ECLI:NL:CRVB:2016:2475
Centrale Raad van Beroep
- Hoger beroep
- Rechtspraak.nl
Herziening en terugvordering studiefinanciering op basis van woonsituatie
In deze zaak gaat het om de herziening en terugvordering van studiefinanciering aan appellant door de Minister van Onderwijs, Cultuur en Wetenschap. Appellant was ingeschreven in de gemeentelijke basisadministratie op een adres waar hij samen met zijn broer en diens gezin woonde. De minister heeft op basis van een huisbezoek en een verklaring van de hoofdbewoonster geconcludeerd dat appellant niet op het gba-adres woonde, maar slechts af en toe overnachtte. Dit leidde tot de herziening van de studiefinanciering, waarbij een bedrag van € 4.626,48 werd teruggevorderd. Appellant heeft bezwaar gemaakt tegen deze beslissing, maar de rechtbank heeft het bezwaar ongegrond verklaard. In hoger beroep heeft appellant opnieuw aangevoerd dat de verklaring van de hoofdbewoonster niet betrouwbaar is, onder andere vanwege haar psychische problematiek.

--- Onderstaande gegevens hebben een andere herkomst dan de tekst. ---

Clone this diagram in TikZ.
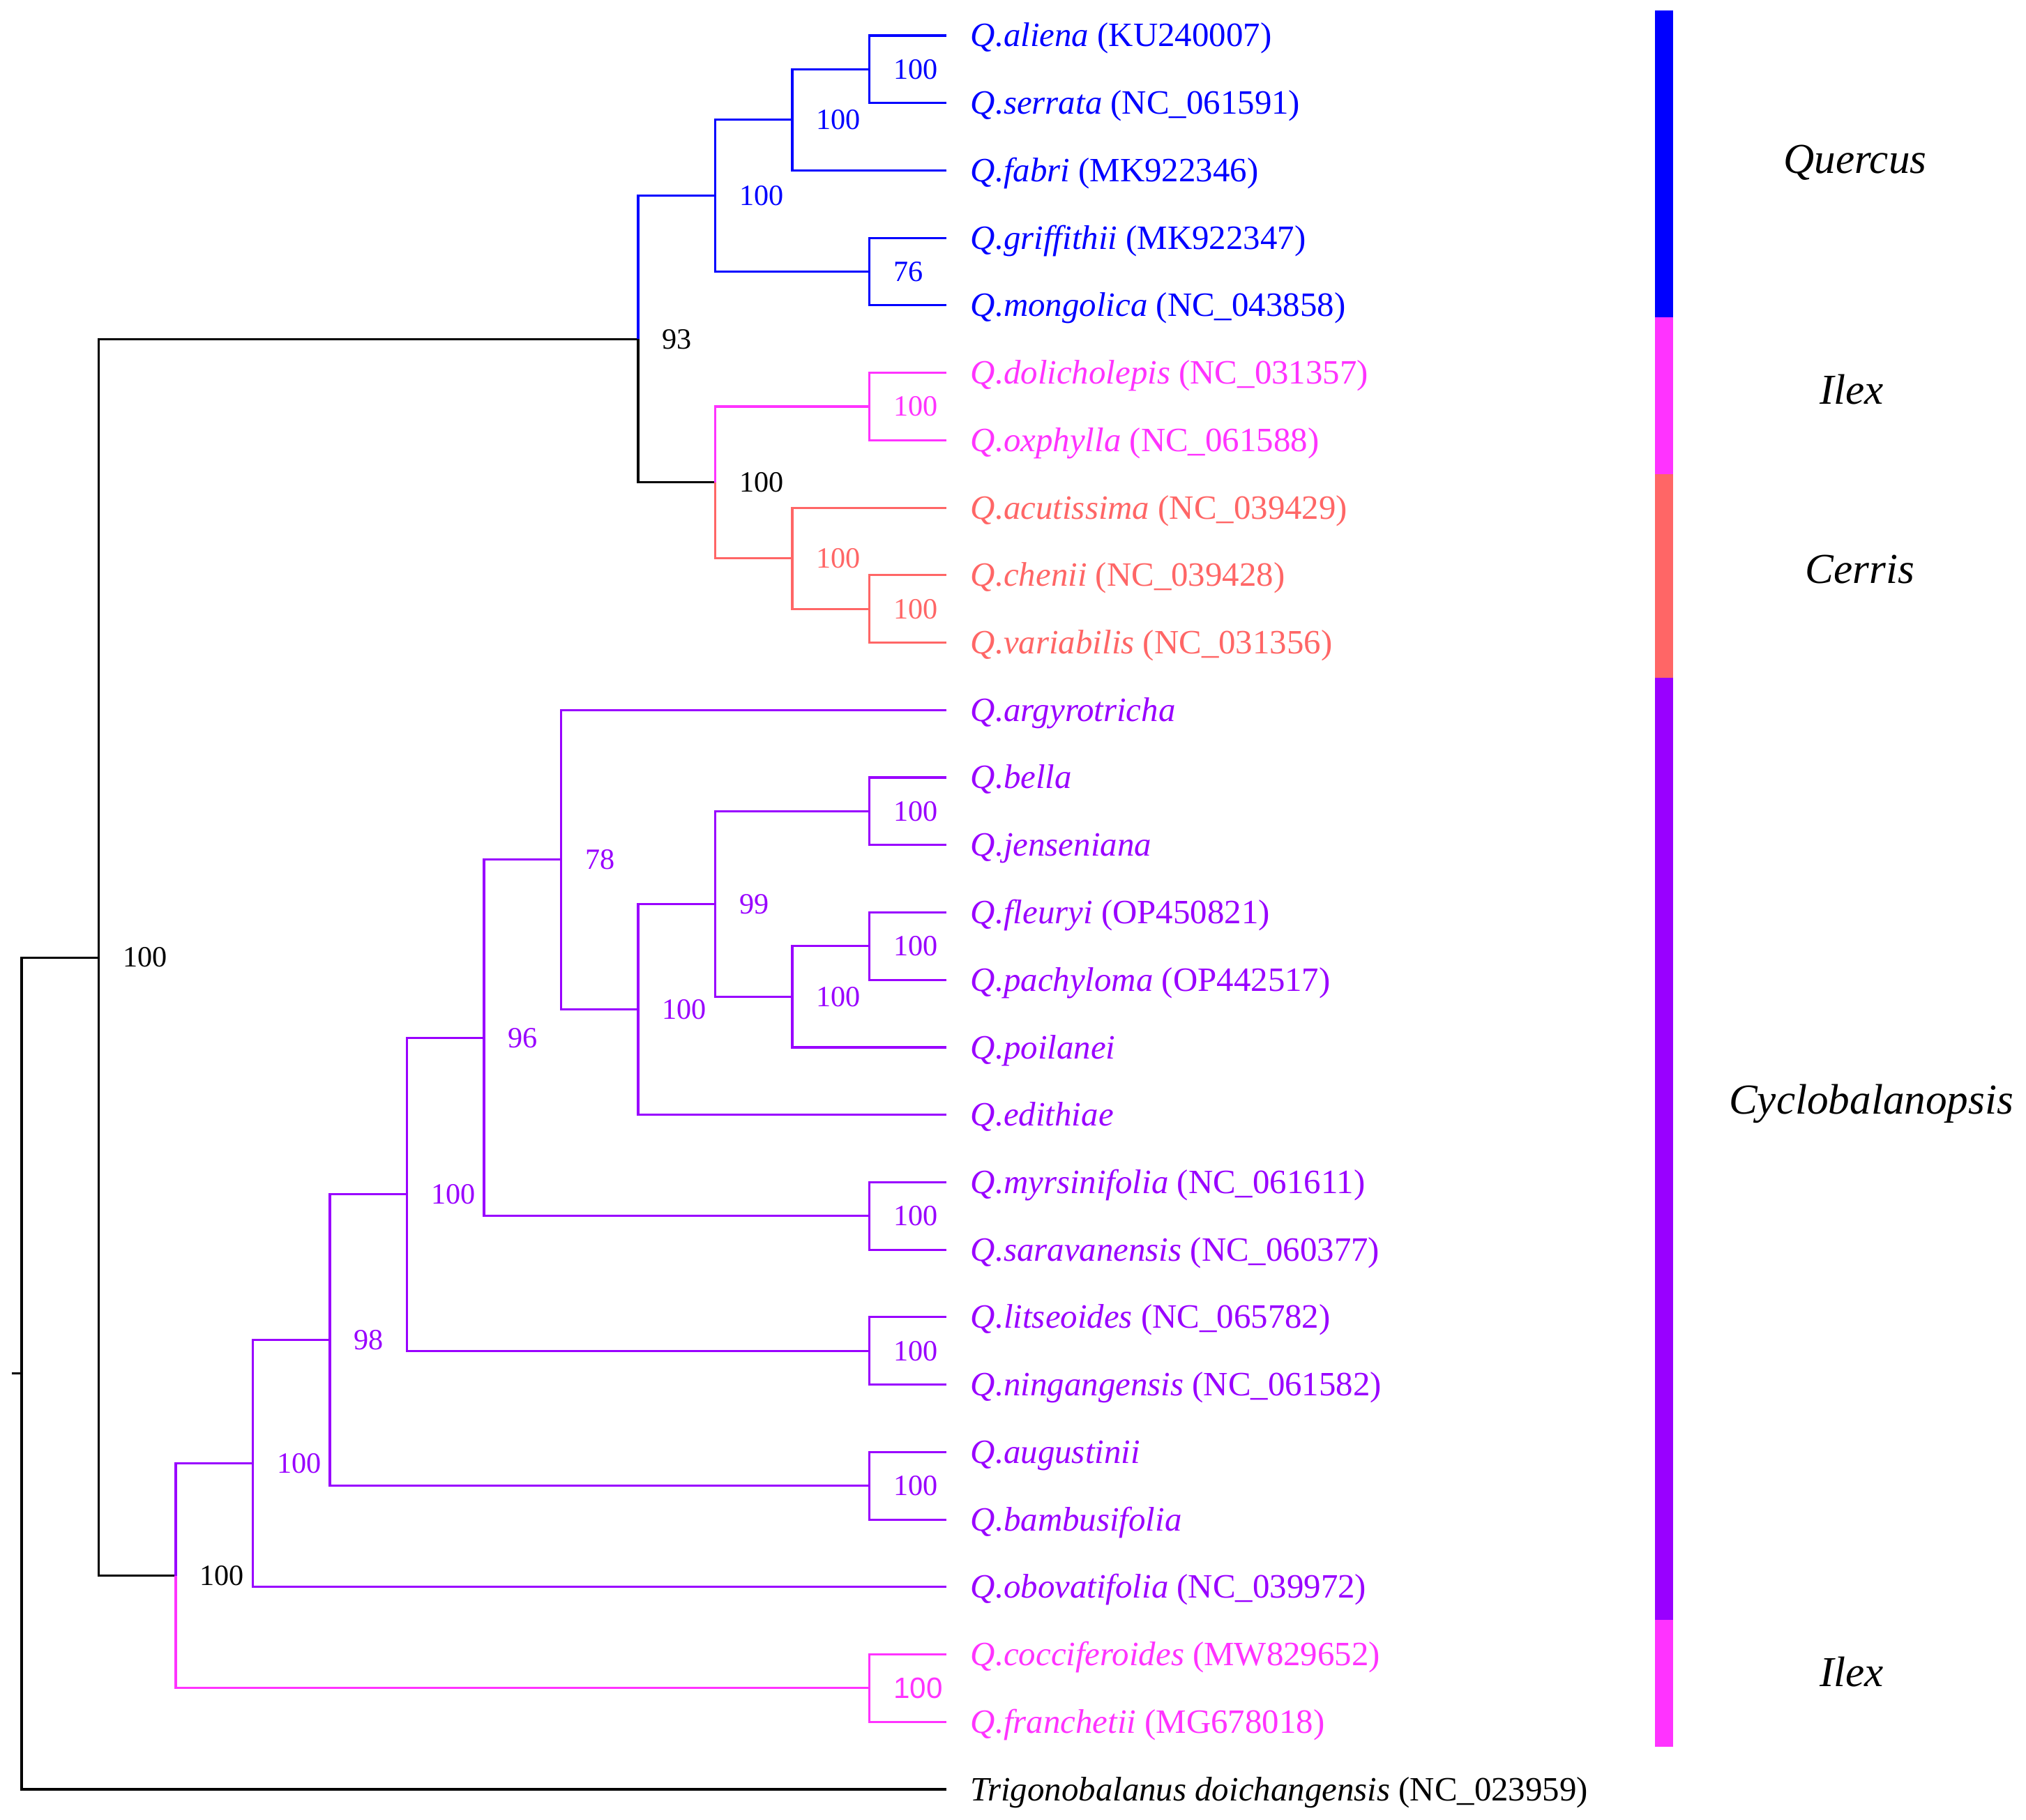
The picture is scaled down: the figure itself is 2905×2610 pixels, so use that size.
\documentclass[tikz,border=0pt]{standalone}
\usepackage{fontspec}
\setmainfont{Liberation Serif}
\newfontfamily\sansf{Liberation Sans}
\usetikzlibrary{calc}
\definecolor{qblue}{RGB}{0,0,255}
\definecolor{imag}{RGB}{255,51,255}
\definecolor{csal}{RGB}{255,102,102}
\definecolor{cpur}{RGB}{153,0,255}
\tikzset{
  br/.style={line width=0.9pt},
  bs/.style={anchor=west, inner sep=0pt, font=\fontsize{12}{14}\selectfont},
  leaflab/.style={anchor=base west, inner sep=0pt, font=\fontsize{13.9}{16}\selectfont},
  grp/.style={anchor=base, inner sep=0pt, font=\fontsize{17.4}{20}\selectfont\itshape},
}
\newcommand{\leafn}[5]{%
  \coordinate (#1) at (1357,#2);
  \node[leaflab,text=#3] (t#1) at (1391,#2+16) {\textit{#4} #5};}
\newcommand{\bsn}[3]{\node[bs,text=#2] (bs#1) at ($(#1)+(34,0)$) {#3};}
\begin{document}
\begin{tikzpicture}[x=0.01cm,y=-0.01cm]
\useasboundingbox (0,0) rectangle (2905,2610);
% leaves
\leafn{l0}{51.0}{qblue}{Q.aliena}{(KU240007)}
\leafn{l1}{147.7}{qblue}{Q.serrata}{(NC\_061591)}
\leafn{l2}{244.5}{qblue}{Q.fabri}{(MK922346)}
\leafn{l3}{341.2}{qblue}{Q.griffithii}{(MK922347)}
\leafn{l4}{437.9}{qblue}{Q.mongolica}{(NC\_043858)}
\leafn{l5}{534.7}{imag}{Q.dolicholepis}{(NC\_031357)}
\leafn{l6}{631.4}{imag}{Q.oxphylla}{(NC\_061588)}
\leafn{l7}{728.1}{csal}{Q.acutissima}{(NC\_039429)}
\leafn{l8}{824.8}{csal}{Q.chenii}{(NC\_039428)}
\leafn{l9}{921.6}{csal}{Q.variabilis}{(NC\_031356)}
\leafn{l10}{1018.3}{cpur}{Q.argyrotricha}{}
\leafn{l11}{1115.0}{cpur}{Q.bella}{}
\leafn{l12}{1211.8}{cpur}{Q.jenseniana}{}
\leafn{l13}{1308.5}{cpur}{Q.fleuryi}{(OP450821)}
\leafn{l14}{1405.2}{cpur}{Q.pachyloma}{(OP442517)}
\leafn{l15}{1502.0}{cpur}{Q.poilanei}{}
\leafn{l16}{1598.7}{cpur}{Q.edithiae}{}
\leafn{l17}{1695.4}{cpur}{Q.myrsinifolia}{(NC\_061611)}
\leafn{l18}{1792.1}{cpur}{Q.saravanensis}{(NC\_060377)}
\leafn{l19}{1888.9}{cpur}{Q.litseoides}{(NC\_065782)}
\leafn{l20}{1985.6}{cpur}{Q.ningangensis}{(NC\_061582)}
\leafn{l21}{2082.3}{cpur}{Q.augustinii}{}
\leafn{l22}{2179.1}{cpur}{Q.bambusifolia}{}
\leafn{l23}{2275.8}{cpur}{Q.obovatifolia}{(NC\_039972)}
\leafn{l24}{2372.5}{imag}{Q.cocciferoides}{(MW829652)}
\leafn{l25}{2469.3}{imag}{Q.franchetii}{(MG678018)}
\leafn{l26}{2566.0}{black}{Trigonobalanus doichangensis}{(NC\_023959)}
% internal nodes
\coordinate (q11) at (1246.5,99.35);
\coordinate (q1) at (1136,171.9);
\coordinate (q2) at (1246.5,389.55);
\coordinate (q) at (1025.5,280.7);
\coordinate (i1) at (1246.5,583.05);
\coordinate (c11) at (1246.5,873.2);
\coordinate (c1) at (1136,800.65);
\coordinate (ic) at (1025.5,691.85);
\coordinate (b) at (915,486.3);
\coordinate (n) at (1246.5,1356.85);
\coordinate (m) at (1136,1429.4);
\coordinate (bj) at (1246.5,1163.4);
\coordinate (k) at (1025.5,1296.4);
\coordinate (j) at (915,1447.55);
\coordinate (i) at (804.5,1232.9);
\coordinate (ms) at (1246.5,1743.75);
\coordinate (h) at (694,1488.3);
\coordinate (ln) at (1246.5,1937.25);
\coordinate (f) at (583.5,1712.8);
\coordinate (ab) at (1246.5,2130.7);
\coordinate (e) at (473,1921.75);
\coordinate (d) at (362.5,2098.8);
\coordinate (cf) at (1246.5,2420.9);
\coordinate (c) at (252,2259.85);
\coordinate (a) at (141.5,1373.1);
\coordinate (root) at (31,1969.55);
\coordinate (stub) at (17,1969.55);
% branches
\draw[br] (stub) -- (root);
\draw[br] (root) |- (a);
\draw[br] (root) |- (l26);
\draw[br] (a) |- (b);
\draw[br] (a) |- (c);
\draw[br,qblue] (b) |- (q);
\draw[br] (b) |- (ic);
\draw[br,qblue] (q) |- (q1);
\draw[br,qblue] (q) |- (q2);
\draw[br,qblue] (q1) |- (q11);
\draw[br,qblue] (q1) |- (l2);
\draw[br,qblue] (q11) |- (l0);
\draw[br,qblue] (q11) |- (l1);
\draw[br,qblue] (q2) |- (l3);
\draw[br,qblue] (q2) |- (l4);
\draw[br,imag] (ic) |- (i1);
\draw[br,csal] (ic) |- (c1);
\draw[br,imag] (i1) |- (l5);
\draw[br,imag] (i1) |- (l6);
\draw[br,csal] (c1) |- (l7);
\draw[br,csal] (c1) |- (c11);
\draw[br,csal] (c11) |- (l8);
\draw[br,csal] (c11) |- (l9);
\draw[br,cpur] (c) |- (d);
\draw[br,imag] (c) |- (cf);
\draw[br,imag] (cf) |- (l24);
\draw[br,imag] (cf) |- (l25);
\draw[br,cpur] (d) |- (e);
\draw[br,cpur] (d) |- (l23);
\draw[br,cpur] (e) |- (f);
\draw[br,cpur] (e) |- (ab);
\draw[br,cpur] (ab) |- (l21);
\draw[br,cpur] (ab) |- (l22);
\draw[br,cpur] (f) |- (h);
\draw[br,cpur] (f) |- (ln);
\draw[br,cpur] (ln) |- (l19);
\draw[br,cpur] (ln) |- (l20);
\draw[br,cpur] (h) |- (i);
\draw[br,cpur] (h) |- (ms);
\draw[br,cpur] (ms) |- (l17);
\draw[br,cpur] (ms) |- (l18);
\draw[br,cpur] (i) |- (l10);
\draw[br,cpur] (i) |- (j);
\draw[br,cpur] (j) |- (k);
\draw[br,cpur] (j) |- (l16);
\draw[br,cpur] (k) |- (bj);
\draw[br,cpur] (k) |- (m);
\draw[br,cpur] (bj) |- (l11);
\draw[br,cpur] (bj) |- (l12);
\draw[br,cpur] (m) |- (n);
\draw[br,cpur] (m) |- (l15);
\draw[br,cpur] (n) |- (l13);
\draw[br,cpur] (n) |- (l14);
% bootstrap values
\bsn{q11}{qblue}{100}
\bsn{q1}{qblue}{100}
\bsn{q}{qblue}{100}
\bsn{q2}{qblue}{76}
\bsn{b}{black}{93}
\bsn{i1}{imag}{100}
\bsn{ic}{black}{100}
\bsn{c1}{csal}{100}
\bsn{c11}{csal}{100}
\bsn{i}{cpur}{78}
\bsn{bj}{cpur}{100}
\bsn{k}{cpur}{99}
\bsn{n}{cpur}{100}
\bsn{m}{cpur}{100}
\bsn{j}{cpur}{100}
\bsn{h}{cpur}{96}
\bsn{ms}{cpur}{100}
\bsn{f}{cpur}{100}
\bsn{ln}{cpur}{100}
\bsn{e}{cpur}{98}
\bsn{ab}{cpur}{100}
\bsn{d}{cpur}{100}
\bsn{a}{black}{100}
\bsn{c}{black}{100}
\node[bs,text=imag,font=\fontsize{12}{14}\selectfont\sansf] (bscf) at ($(cf)+(34,0)$) {100};
% colour bar
\fill[qblue] (2373,15) rectangle (2399,455);
\fill[imag] (2373,455) rectangle (2399,680);
\fill[csal] (2373,680) rectangle (2399,972);
\fill[cpur] (2373,972) rectangle (2399,2323);
\fill[imag] (2373,2323) rectangle (2399,2505);
% group labels
\node[grp] (gq) at (2660,249) {Quercus};
\node[grp] (gi1) at (2655,580) {Ilex};
\node[grp] (gc) at (2667,837) {Cerris};
\node[grp] (gcy) at (2683,1597) {Cyclobalanopsis};
\node[grp] (gi2) at (2655,2418) {Ilex};
\end{tikzpicture}
\end{document}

De Raad voor de Rechtspraak heeft echter geoordeeld dat er geen reden is om aan de verklaring van de hoofdbewoonster te twijfelen, en dat de eerdere verklaring die zij had afgelegd voor de controleurs als uitgangspunt moet worden genomen. De Raad bevestigt de uitspraak van de rechtbank en wijst het hoger beroep van appellant af.